The spin of an atom might one day store information at the smallest scales conceivable. To realize this goal, researchers need to be able to control the effect that chemical environments have on an atom’s spin. A new experiment employs electron microscopy to probe the spin state of individual metal atoms bound within a sheet of graphene. The results show that atoms bound to certain defects reside in a high-spin state that is better suited for storing information.

The total spin of an atom is related to its magnetic moment, which is why higher spin atoms are considered more “legible” for magnetic-based writing and reading information. Transition metals tend to have high spin due to several unpaired electrons.
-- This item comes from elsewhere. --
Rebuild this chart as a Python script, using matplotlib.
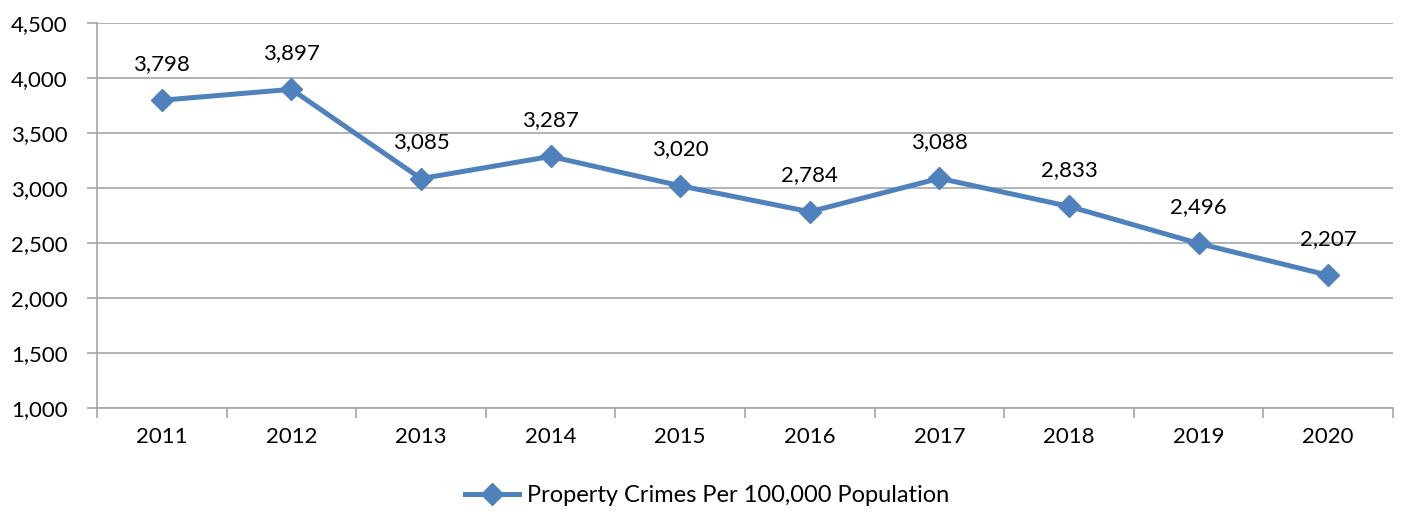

However, when an atom is bound on a surface or within a molecule, electrons may pair up, resulting in a low-spin state.

To study these environmental effects, Kazu Suenaga and Yung-Chang Lin from the National Institute of Advanced Industrial Science and Technology in Tsukuba, Japan, and their colleagues developed a single-spin measurement technique. They investigated transition-metal atoms fixed in the two-dimensional carbon lattice of graphene. The team prepared graphene sheets with several types of defects (e.g., vacancies or dopant impurities) that acted as binding sites for transition-metal atoms (either iron or chromium). The researchers imaged these atoms with scanning transmission electron microscopy (STEM) and then determined the spin state of each atom by measuring the energy lost by the transmitted electrons. Certain defects, such as those with oxygen dopants, produced a higher spin state than other defects. The results could be used to optimize a material’s spin properties for information storage.

This research is published in Physical Review Letters.